Om 6 uur belt hij op. Ik moet meteen naar het ziekenhuis in Eindhoven komen.
Ze is met spoed opgenomen en haar toestand is kritiek. ‘WAT?’…
Ik heb net een wijntje op en moet dus met de trein.
Rond half 10 sta ik aan haar bed. Overal slangetjes en apparatuur. Ik begrijp het niet…
Ze ligt al in coma. Ik pak haar hand en ze reageert meteen. Ze weet dat ik er ben.
Maar ik weet niet wat ik zeggen moet…
De arts neemt me mee de gang op en verteld me dat ze niets meer kunnen doen.
…Moeilijke termen en iets met haar longen…
Had ik haar maar serieus genomen, onze laatste vakantie op Rhodos.
‘Shop till you drop’ was ons motto!
“Kunnen we niet met de taxi?” vroeg je herhaaldelijk. Kom op, mam! Da’s niets voor ons! …
De laatste 3 dagen in ons hotel lag je ziek op bed. En in het vliegtuig mocht je languit liggen en kreeg je zelfs speciale aandacht.
Maar op Schiphol moest je dat hele eind, vanaf gate D, lopen naar de uitgang. Niet eens een rolstoel. En niemand te bespeuren!

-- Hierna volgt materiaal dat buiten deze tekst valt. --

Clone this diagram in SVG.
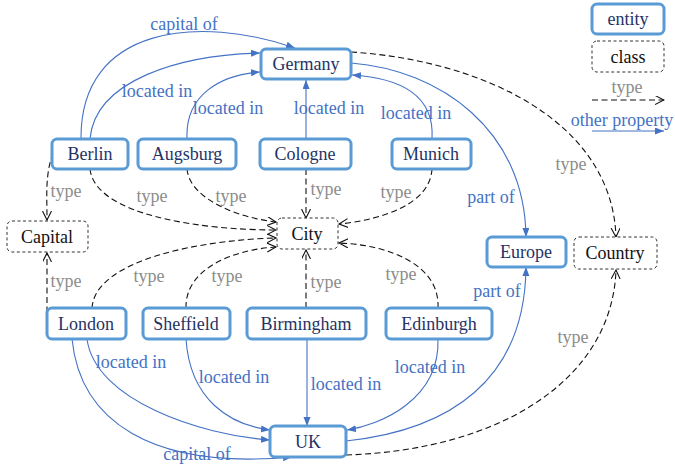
<svg xmlns="http://www.w3.org/2000/svg" width="675" height="470" viewBox="0 0 675 470" font-family="'Liberation Serif', 'DejaVu Serif', serif">
<style>
.ent rect{fill:#fff;stroke:#5b9bd5;stroke-width:3}
.cls rect{fill:#fff;stroke:#333;stroke-width:1;stroke-dasharray:3,2.5}
text{font-family:'Liberation Serif','DejaVu Serif',serif;font-size:18px;text-anchor:middle}
.ent text{fill:#1f3366}
.cls text{fill:#111}
.p{fill:none;stroke:#4472c4;stroke-width:1.1;marker-end:url(#ab)}
.t{fill:none;stroke:#111;stroke-width:1.1;stroke-dasharray:6,3.5;marker-end:url(#ao)}
.lp{fill:#4472c4}
.lt{fill:#8c8c8c}
</style>
<defs>
<marker id="ab" markerUnits="userSpaceOnUse" markerWidth="10" markerHeight="8" refX="9" refY="3.5" orient="auto"><path d="M0,0 L9,3.5 L0,7 z" fill="#4472c4"/></marker>
<marker id="ao" markerUnits="userSpaceOnUse" markerWidth="10" markerHeight="10" refX="9" refY="4.5" orient="auto"><path d="M0,0 L9,4.5 L0,9" fill="none" stroke="#111" stroke-width="1.1"/></marker>
</defs>
<g id="connectors">
<path class="p" d="M81,139 C 80,25 200,15 295,48"/>
<path class="p" d="M90,139 C 95,80 180,55 260,53"/>
<path class="p" d="M187,139 C 185,95 220,75 260,72"/>
<path class="p" d="M306,139 L306,80"/>
<path class="p" d="M432,139 C 435,95 400,78 352,75"/>
<path class="p" d="M351,63 C 440,70 525,130 526,237"/>
<path class="t" d="M351,52 C 480,60 612,120 616,237"/>
<path class="t" d="M53,153 C 45,175 47,195 47,220"/>
<path class="t" d="M47,322 L47,253"/>
<path class="t" d="M90,169 C 95,215 200,230 276,230"/>
<path class="t" d="M187,169 C 190,200 240,218 276,222"/>
<path class="t" d="M306,169 L306,218"/>
<path class="t" d="M432,169 C 430,205 380,220 339,224"/>
<path class="t" d="M92,308 C 95,260 200,240 276,238"/>
<path class="t" d="M186,308 C 185,270 230,250 276,247"/>
<path class="t" d="M306,308 L306,250"/>
<path class="t" d="M438,308 C 440,265 390,245 339,243"/>
<path class="t" d="M346,455 C 500,450 612,380 616,270"/>
<path class="p" d="M87,339 C 95,400 200,435 270,440"/>
<path class="p" d="M72,339 C 80,420 150,470 292,457"/>
<path class="p" d="M186,339 C 190,400 230,425 270,430"/>
<path class="p" d="M307,339 L307,426"/>
<path class="p" d="M438,339 C 440,400 380,425 347,430"/>
<path class="p" d="M346,441 C 450,430 525,380 526,267"/>
<path class="t" d="M592,100 L664,100"/>
<path class="p" d="M592,131 L664,131"/>
</g>
<g id="labels">
<text class="lp" x="184" y="30">capital of</text>
<text class="lp" x="157" y="97">located in</text>
<text class="lp" x="228" y="114">located in</text>
<text class="lp" x="329" y="114">located in</text>
<text class="lp" x="416" y="119">located in</text>
<text class="lp" x="491" y="203">part of</text>
<text class="lt" x="571" y="170">type</text>
<text class="lt" x="66" y="197">type</text>
<text class="lt" x="152" y="202">type</text>
<text class="lt" x="231" y="202">type</text>
<text class="lt" x="326" y="195">type</text>
<text class="lt" x="396" y="198">type</text>
<text class="lt" x="66" y="287">type</text>
<text class="lt" x="149" y="282">type</text>
<text class="lt" x="227" y="282">type</text>
<text class="lt" x="326" y="288">type</text>
<text class="lt" x="401" y="280">type</text>
<text class="lp" x="497" y="297">part of</text>
<text class="lt" x="573" y="343">type</text>
<text class="lp" x="131" y="368">located in</text>
<text class="lp" x="234" y="383">located in</text>
<text class="lp" x="346" y="390">located in</text>
<text class="lp" x="430" y="373">located in</text>
<text class="lp" x="197" y="460">capital of</text>
<text class="lt" x="627" y="93">type</text>
<text class="lp" x="622" y="126">other property</text>
</g>
<g id="Germany" class="ent"><rect x="261" y="49" width="90" height="30" rx="5"/><text x="306" y="70">Germany</text></g>
<g id="Berlin" class="ent"><rect x="52" y="139" width="76" height="30" rx="5"/><text x="90" y="160">Berlin</text></g>
<g id="Augsburg" class="ent"><rect x="138" y="139" width="98" height="30" rx="5"/><text x="187" y="160">Augsburg</text></g>
<g id="Cologne" class="ent"><rect x="260" y="139" width="91" height="30" rx="5"/><text x="305" y="160">Cologne</text></g>
<g id="Munich" class="ent"><rect x="392" y="139" width="79" height="30" rx="5"/><text x="431" y="160">Munich</text></g>
<g id="Capital" class="cls"><rect x="7" y="221" width="81" height="31" rx="5"/><text x="47" y="243">Capital</text></g>
<g id="City" class="cls"><rect x="277" y="218" width="61" height="31" rx="5"/><text x="307" y="240">City</text></g>
<g id="Europe" class="ent"><rect x="487" y="237" width="79" height="30" rx="5"/><text x="526" y="258">Europe</text></g>
<g id="Country" class="cls"><rect x="574" y="237" width="83" height="32" rx="5"/><text x="615" y="259">Country</text></g>
<g id="London" class="ent"><rect x="47" y="308" width="79" height="31" rx="5"/><text x="86" y="330">London</text></g>
<g id="Sheffield" class="ent"><rect x="143" y="308" width="87" height="31" rx="5"/><text x="186" y="330">Sheffield</text></g>
<g id="Birmingham" class="ent"><rect x="247" y="308" width="119" height="31" rx="5"/><text x="306" y="330">Birmingham</text></g>
<g id="Edinburgh" class="ent"><rect x="386" y="308" width="106" height="31" rx="5"/><text x="439" y="330">Edinburgh</text></g>
<g id="UK" class="ent"><rect x="270" y="426" width="76" height="31" rx="5"/><text x="308" y="448">UK</text></g>
<g id="legend-entity" class="ent"><rect x="592" y="4" width="72" height="30" rx="5"/><text x="628" y="25">entity</text></g>
<g id="legend-class" class="cls"><rect x="592" y="41" width="72" height="31" rx="5"/><text x="628" y="63">class</text></g>
</svg>
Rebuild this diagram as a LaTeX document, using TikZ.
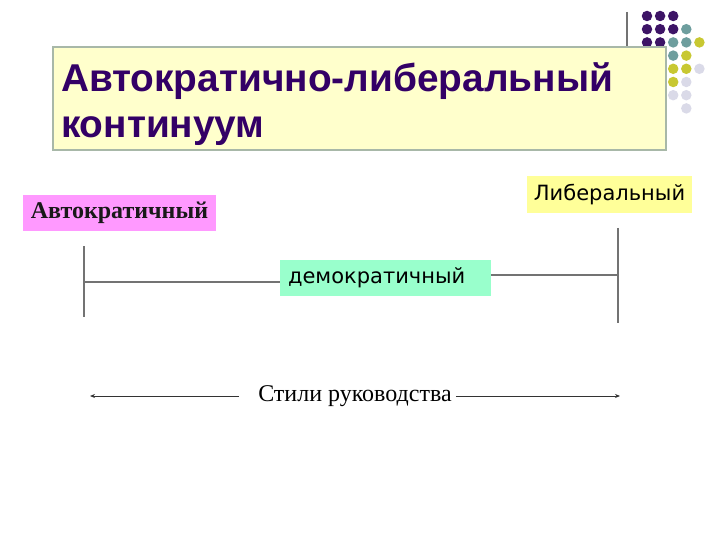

Maar je hield je kranig. Zo doen wij dat in de familie. Niet zeuren maar doorgaan!
Zoals je zelf altijd zei, ging je met je 22e al met pensioen! 🙂
Maar je was nog veel ’te jong’ om een ‘echte oma’ te zijn en zo zag je er ook niet uit.
Uiterlijke verzorging stond hoog in je vaandel.
72 was je pas. En wat voor een een geweldig leven heb je gehad!
Je hebt overal gewoond en we gingen altijd samen op vakantie. ‘Jet in jet uit’.
Samen naar het theater, beurzen en bijeenkomsten.
Je hield van lekker (uit) eten, merengue en spontaniteit.
Ook had je veel affectie voor je medemens.
En toen ik geplaatst was in de Sinaï kwam je naar me toe.
Hier was je 53. Net als ik, nu.
En dan opeens dat telefoontje.
… “Dat stomme kapje mag af, mam…” Je ademt rustig door. Soms met een hapering.
We wachten op je heengaan… En dat duurt lang.
En dan, opeens, vallen alle lijntjes uit… Ja? Nee, toch?
‘Lieve, lieve mama’ snikt mijn broer.